Y si de lugares oscuros se trata, tan oscuros como la bruma, tan bellos como una mariposa en la piel o tan sensibles como la agonía de una sombra perpendicular, no hay más que detenerse en cualquier pórtico, bóveda, pila bautismal, capitel, artesonado, órgano desvencijado, escalera de coro silenciosa, llaves del tamaño de dos palmos, torre donde anida media docena de palomas, ancianos con su bastón a cuestas o bodegas donde audita el viento. Alguno de esos nos ha de llegar bien certeros, bien cercanos, a lo indispensable.
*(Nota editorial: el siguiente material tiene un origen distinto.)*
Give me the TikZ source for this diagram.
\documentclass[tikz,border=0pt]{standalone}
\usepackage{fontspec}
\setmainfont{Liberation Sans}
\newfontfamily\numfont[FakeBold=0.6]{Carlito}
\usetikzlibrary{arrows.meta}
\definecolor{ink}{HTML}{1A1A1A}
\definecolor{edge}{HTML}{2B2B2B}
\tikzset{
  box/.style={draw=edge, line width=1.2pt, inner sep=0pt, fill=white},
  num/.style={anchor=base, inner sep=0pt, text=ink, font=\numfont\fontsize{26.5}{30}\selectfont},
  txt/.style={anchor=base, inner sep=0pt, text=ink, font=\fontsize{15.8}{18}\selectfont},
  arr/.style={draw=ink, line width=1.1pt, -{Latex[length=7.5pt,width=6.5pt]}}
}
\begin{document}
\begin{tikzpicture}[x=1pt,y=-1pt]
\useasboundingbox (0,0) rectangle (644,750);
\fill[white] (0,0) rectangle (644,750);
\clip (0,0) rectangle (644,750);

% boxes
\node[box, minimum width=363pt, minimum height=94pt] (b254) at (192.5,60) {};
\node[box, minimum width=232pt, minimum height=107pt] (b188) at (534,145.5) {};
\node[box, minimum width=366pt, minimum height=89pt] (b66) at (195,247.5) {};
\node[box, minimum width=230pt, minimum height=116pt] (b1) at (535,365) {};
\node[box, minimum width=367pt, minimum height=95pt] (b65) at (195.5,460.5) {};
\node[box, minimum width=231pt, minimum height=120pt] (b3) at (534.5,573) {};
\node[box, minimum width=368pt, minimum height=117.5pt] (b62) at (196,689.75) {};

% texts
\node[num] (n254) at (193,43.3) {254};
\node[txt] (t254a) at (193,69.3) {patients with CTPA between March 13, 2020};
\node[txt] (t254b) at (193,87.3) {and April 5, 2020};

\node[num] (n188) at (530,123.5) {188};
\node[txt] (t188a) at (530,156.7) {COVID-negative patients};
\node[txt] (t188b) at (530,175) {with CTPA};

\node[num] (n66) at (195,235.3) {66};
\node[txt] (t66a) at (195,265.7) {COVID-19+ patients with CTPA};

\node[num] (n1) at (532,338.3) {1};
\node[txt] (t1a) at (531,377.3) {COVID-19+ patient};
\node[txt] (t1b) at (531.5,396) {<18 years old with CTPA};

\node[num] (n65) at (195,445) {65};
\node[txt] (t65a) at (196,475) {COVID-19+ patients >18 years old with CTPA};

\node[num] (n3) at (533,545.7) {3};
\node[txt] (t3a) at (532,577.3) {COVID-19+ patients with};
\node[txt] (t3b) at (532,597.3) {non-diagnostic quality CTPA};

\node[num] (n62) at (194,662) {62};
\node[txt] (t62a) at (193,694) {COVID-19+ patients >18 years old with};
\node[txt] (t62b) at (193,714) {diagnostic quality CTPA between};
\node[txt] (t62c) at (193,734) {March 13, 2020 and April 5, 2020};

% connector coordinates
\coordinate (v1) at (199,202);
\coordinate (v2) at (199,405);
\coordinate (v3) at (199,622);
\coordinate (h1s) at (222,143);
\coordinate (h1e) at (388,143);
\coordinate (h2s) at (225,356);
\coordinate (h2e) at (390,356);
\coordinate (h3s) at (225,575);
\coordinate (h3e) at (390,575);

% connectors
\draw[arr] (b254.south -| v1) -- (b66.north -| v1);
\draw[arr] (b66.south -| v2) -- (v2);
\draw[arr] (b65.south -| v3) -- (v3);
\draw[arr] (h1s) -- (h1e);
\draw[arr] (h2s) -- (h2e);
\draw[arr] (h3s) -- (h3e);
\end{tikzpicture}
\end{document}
La iglesia de San Millán. Perdonada por el tiempo. A pie de un cerro al que se subía a por yeso. Una torre que parece rescatar los tiempos de la Reconquista o de las algaradas medievales. Una de las dos del pueblo. La del barrio pequeño. Pues la de San Esteban, la del otro barrio, el Grande, la mira con denuedo o cortesía. Así vivió el pueblo y sobrevive desde el principio de los tiempos. Así duerme y los primeros domingos de cada mes, alguien acude, la abre sin mucho esfuerzo, enciende algunos focos, devuelve la luz a un artesonado mudéjar al que colocaron las vigas maestras al revés y se esconde por algún hueco para dar los sucesivos toques de campanas hasta que acude la mayor parte del pueblo, a la una del mediodía, con una soberana puntualidad que ya quisieran para sí muchos que yo conozco, al otro lado del océano, y que hacen de lo contrario una virtud, cuando la virtud está en responder con la misma objetividad que la sencillez en la aguja de un reloj. 
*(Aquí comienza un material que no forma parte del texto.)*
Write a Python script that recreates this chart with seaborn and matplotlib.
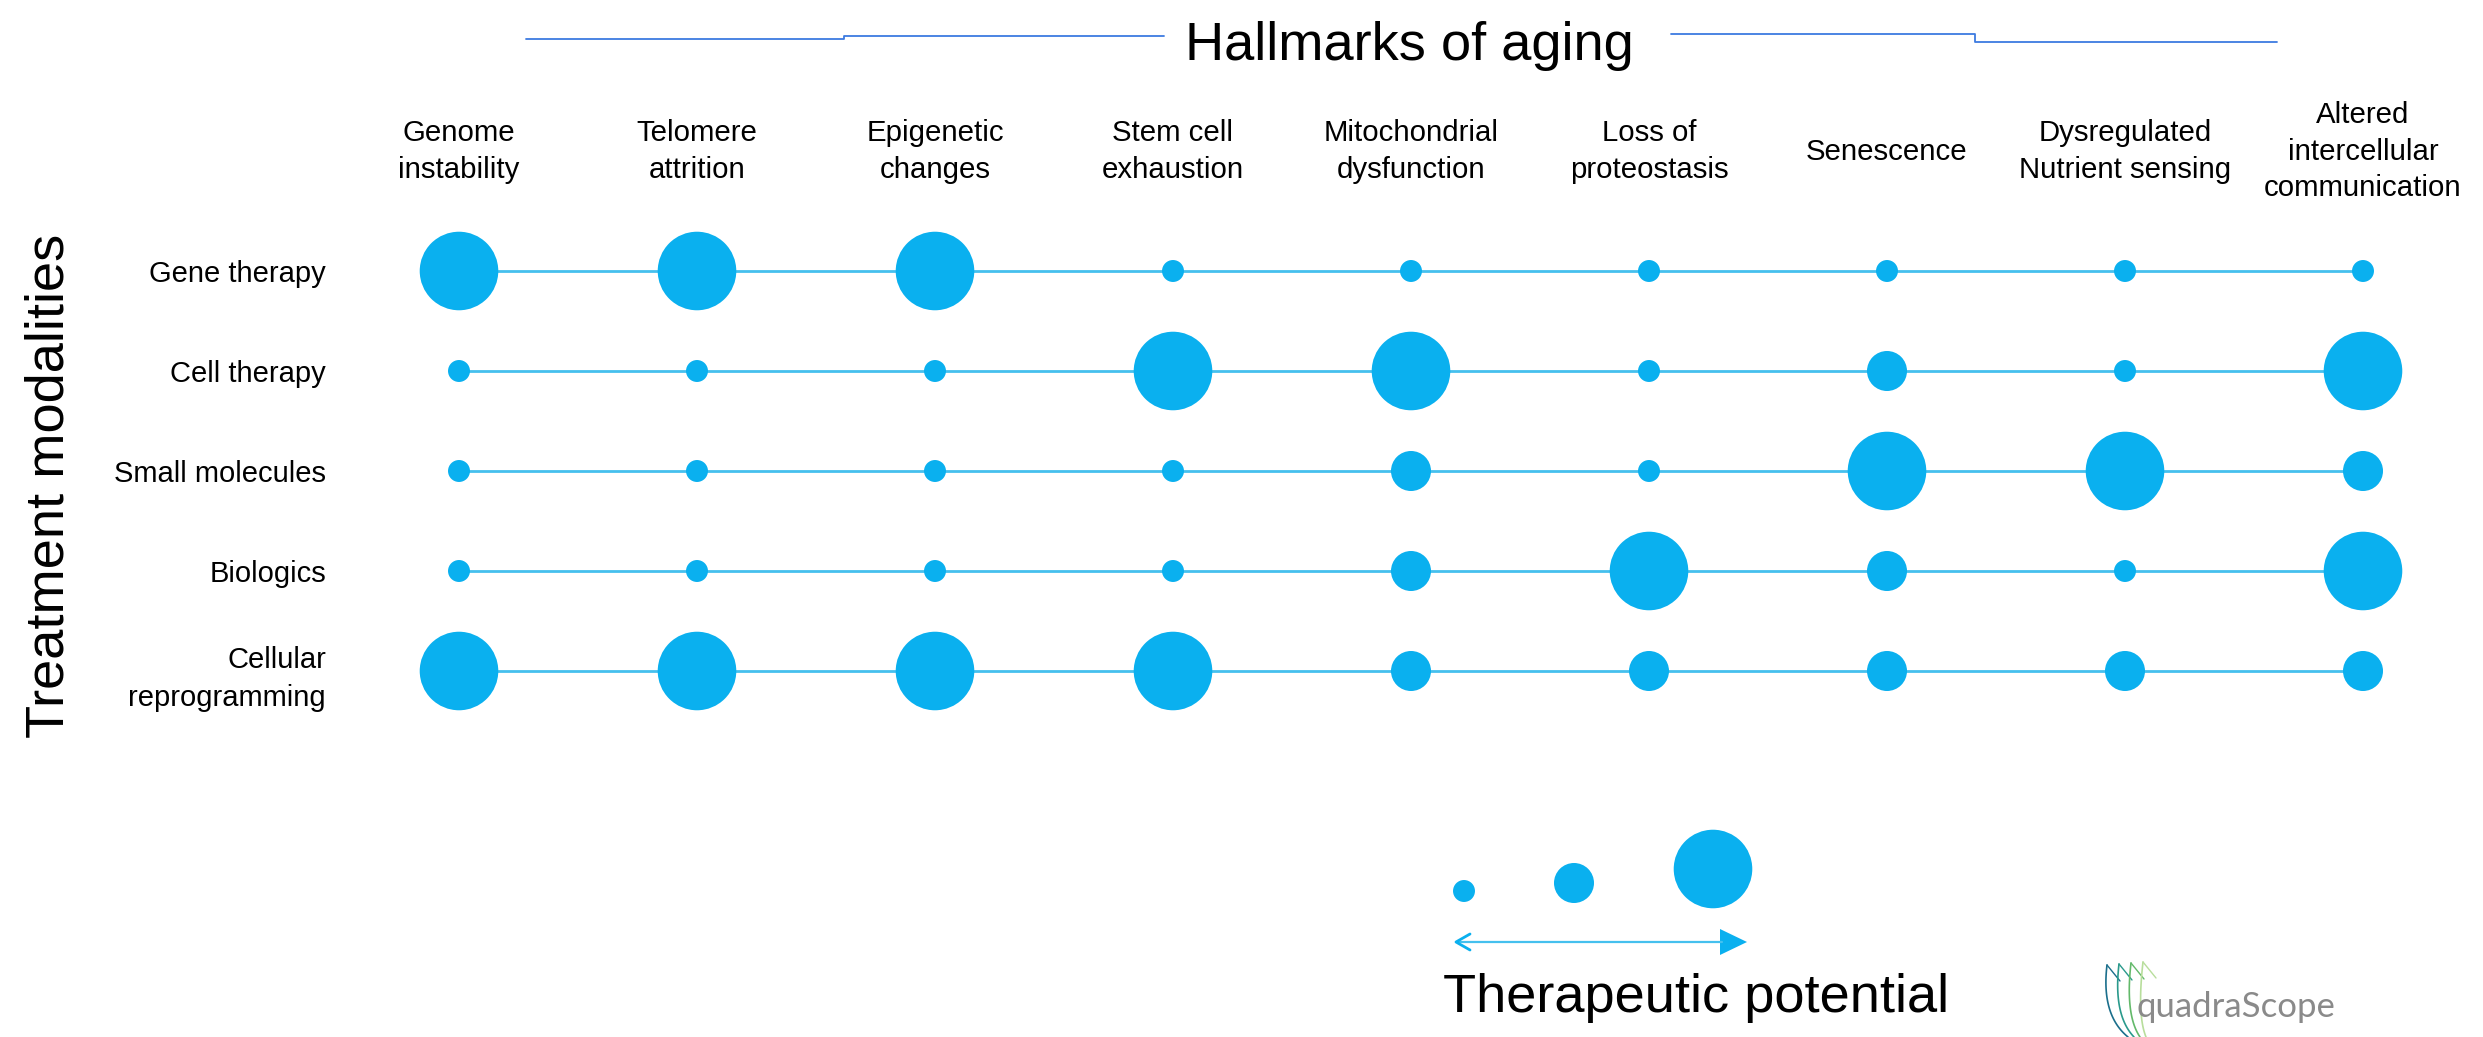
import numpy as np
import pandas as pd
import matplotlib.pyplot as plt
import seaborn as sns
from matplotlib import font_manager

hallmarks = ["Genome\ninstability", "Telomere\nattrition", "Epigenetic\nchanges",
             "Stem cell\nexhaustion", "Mitochondrial\ndysfunction", "Loss of\nproteostasis",
             "Senescence", "Dysregulated\nNutrient sensing", "Altered\nintercellular\ncommunication"]
modalities = ["Gene therapy", "Cell therapy", "Small molecules", "Biologics", "Cellular\nreprogramming"]

# therapeutic potential per hallmark: 1 = low, 2 = medium, 3 = high
gene_therapy = [3, 3, 3, 1, 1, 1, 1, 1, 1]
cell_therapy = [1, 1, 1, 3, 3, 1, 2, 1, 3]
small_molecules = [1, 1, 1, 1, 2, 1, 3, 3, 2]
biologics = [1, 1, 1, 1, 2, 3, 2, 1, 3]
cellular_reprogramming = [3, 3, 3, 3, 2, 2, 2, 2, 2]
legend_levels = [1, 2, 3]

W, H = 2483, 1037
DOT = '#0AB0EF'
LINE = '#45C0EE'
size_map = {1: 250, 2: 830, 3: 3200}

# the original uses a narrow Arial; fall back to Liberation Sans a bit smaller
names = {f.name for f in font_manager.fontManager.ttflist}
narrow = 'Liberation Sans Narrow' if 'Liberation Sans Narrow' in names else 'Liberation Sans'
kb = 1.0 if narrow == 'Liberation Sans Narrow' else 0.85
ks = 1.0 if narrow == 'Liberation Sans Narrow' else 0.88
kr = 1.0 if narrow == 'Liberation Sans Narrow' else 0.84

sns.set_style('white', {'text.color': 'black', 'axes.labelcolor': 'black',
                        'xtick.color': 'black', 'ytick.color': 'black'})
plt.rcParams['font.family'] = [narrow, 'DejaVu Sans']

rows = [gene_therapy, cell_therapy, small_molecules, biologics, cellular_reprogramming]
records = []
for i, m in enumerate(modalities):
    for j, h in enumerate(hallmarks):
        records.append({'modality': m, 'hallmark': h, 'x': j, 'y': i, 'level': rows[i][j]})
df = pd.DataFrame(records)

fig = plt.figure(figsize=(W / 100, H / 100), dpi=100)
ax = fig.add_axes([340 / W, 1 - 721 / H, 2142 / W, 500 / H])

sns.lineplot(data=df, x='x', y='y', units='modality', estimator=None, color=LINE,
             lw=2, zorder=1, ax=ax, legend=False)
sns.scatterplot(data=df, x='x', y='y', size='level', sizes=size_map, color=DOT,
                linewidth=0, zorder=3, ax=ax, legend=False)

ax.set_xlim(-0.5, 8.5)
ax.set_ylim(4.5, -0.5)
ax.set_xticks(range(len(hallmarks)), hallmarks)
ax.xaxis.tick_top()
ax.tick_params(axis='x', length=0, pad=50, labelsize=24 * ks)
for t in ax.get_xticklabels():
    t.set_va('center')
    t.set_linespacing(1.4)
ax.set_yticks(range(len(modalities)), modalities)
ax.tick_params(axis='y', length=0, pad=10, labelsize=25 * kr)
for t in ax.get_yticklabels():
    t.set_linespacing(1.45)
for s in ax.spines.values():
    s.set_visible(False)
ax.set_xlabel('')
ax.set_ylabel('Treatment modalities', fontsize=46 * kb)
ax.yaxis.set_label_coords(-0.1238, 0.47)

# overlay in pixel coordinates for decorations
ov = fig.add_axes([0, 0, 1, 1])
ov.set_xlim(0, W)
ov.set_ylim(H, 0)
ov.axis('off')
ov.patch.set_alpha(0)

ov.text(1409, 60, 'Hallmarks of aging', ha='center', va='baseline', fontsize=46 * kb)
hdr = '#3D7BE0'
ov.plot([526, 844, 844, 1164], [38.5, 38.5, 36, 36], color=hdr, lw=1.3)
ov.plot([1671, 1975, 1975, 2277], [34, 34, 42, 42], color=hdr, lw=1.3)

# size legend
leg = pd.DataFrame({'x': [1464, 1574, 1713], 'y': [891, 883, 869], 'level': legend_levels})
sns.scatterplot(data=leg, x='x', y='y', size='level', sizes=size_map, color=DOT,
                linewidth=0, ax=ov, legend=False)
ov.set_xlabel('')
ov.set_ylabel('')
ov.plot([1458, 1722], [942, 942], color=LINE, lw=1.6)
ov.fill([1720, 1747, 1720], [929, 942, 955], color=DOT, lw=0)
ov.plot([1470, 1456, 1470], [934, 942, 950], color=DOT, lw=2)
ov.text(1443, 1012, 'Therapeutic potential', ha='left', va='baseline', fontsize=46 * kb)

# logo
logo_cols = ['#1B6F8C', '#2A9A8C', '#63B96A', '#B8DE9C']
for i, c in enumerate(logo_cols):
    px, py = 2107 + 12 * i, 965 - 1 * i
    t = np.linspace(0, 1, 40)
    bx, by = 2128 + 6 * i, 1037
    cx, cy = px - 6, 1015
    xs = (1 - t) ** 2 * px + 2 * (1 - t) * t * cx + t ** 2 * bx
    ys = (1 - t) ** 2 * py + 2 * (1 - t) * t * cy + t ** 2 * by
    ov.plot(xs, ys, color=c, lw=1.2)
    ov.plot([px, px + 13], [py, py + 16], color=c, lw=1.0)
ov.text(2137, 1017, 'quadraScope', ha='left', va='baseline', fontsize=25,
        color='#8A8A8A', family=['Lato', 'DejaVu Sans'])

fig.savefig('out.png', dpi=100)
Esta iglesia está en la mismísima corona de una elevación. El resto es el antiguo cementerio que giraba en torno a la misma. Los muros de contención, con piedra de sillería, sillarejo o simple desenvolvimiento del azar. Y las bodegas, de boca negra, adustas, reparadas las unas y abandonadas las otras, que hasta hace unos pocos años se compraban y vendían con la palabra como artífice y sin mayores escrituras. Y ruinas. Ruinas por todas partes. Aquí y allá. Viejos muros. Tapias. Solares donde se volverá a edificar. La antigua hornera. El pueblo. El bendito pueblo. Las conversaciones de la Herminia que, con sus setenta y siete años, mantiene viva la memoria de la iglesia y suele estar cada dos por tres, hasta el día en que no le respondan las piernas. Y como mayoritariamente aceptamos los más jóvenes, a nosotros, que somos la tercera o cuarta generación de aquellas familias de principios del XIX, ya no nos importan tanto aquellas eternas diferencias de lindes, ideologías, perspectivas, nubes y pactos que encerraban las relaciones vecinales de hace más de cien años. Algo que, me supongo, pesaría lo suyo hasta en los recuerdos o en la forma de referirte a ellos. Sin embargo, para quien escribe o destaca la oportunidad de rescatar un poco de historia, la sensación es nueva y bien dichosa.

Abrir las puertas de la iglesia y dejar que penetre la claridad. Abrir los ojos al olvido. Molestarse en entrar y observar, supongo que un antiguo capitel, que ahora cumple las funciones de depositario de agua bendita. Los arcos góticos. Los antiguos confesionarios policromados. El coro que está en muy mal estado. Dos viejas lápidas funerarias, una de las cuáles advierten que podría remontarse a los tiempos del Cid. La Herminia trotando de aquí para allá. Como si tal cosa. Algunas chimeneas humeando fuera, de forma que el horizonte está marcado por las delgadas líneas del humo. Muchas gentes subieron acá. Al tenor de la campana. Todas se miran entre sí. Abundan los viejos de toda la vida. También me supongo que es como en Baltanás, donde me cuentan que cada dos o tres meses se da una sucesión de fallecimientos entre los más mayores, perdiéndose con ello el rastro de la historia. 

Por eso es imprescindible escribir, anotar, alojarse, caminar, vivir y detallar. Tanto más cuanto más se vive. Alguien que quede encargado de ello. Escribano de los pueblos. Carretero de caminos que ya no se hallan. Relatar con la mayor de las libertades. Ser escuchador, aunque no exista la profesión en el diccionario o en los libros de gramática. Para eso se inventa. Para proseguir. Sea de camino a la iglesia o, una vez sentida, de vuelta al calor de una chimenea.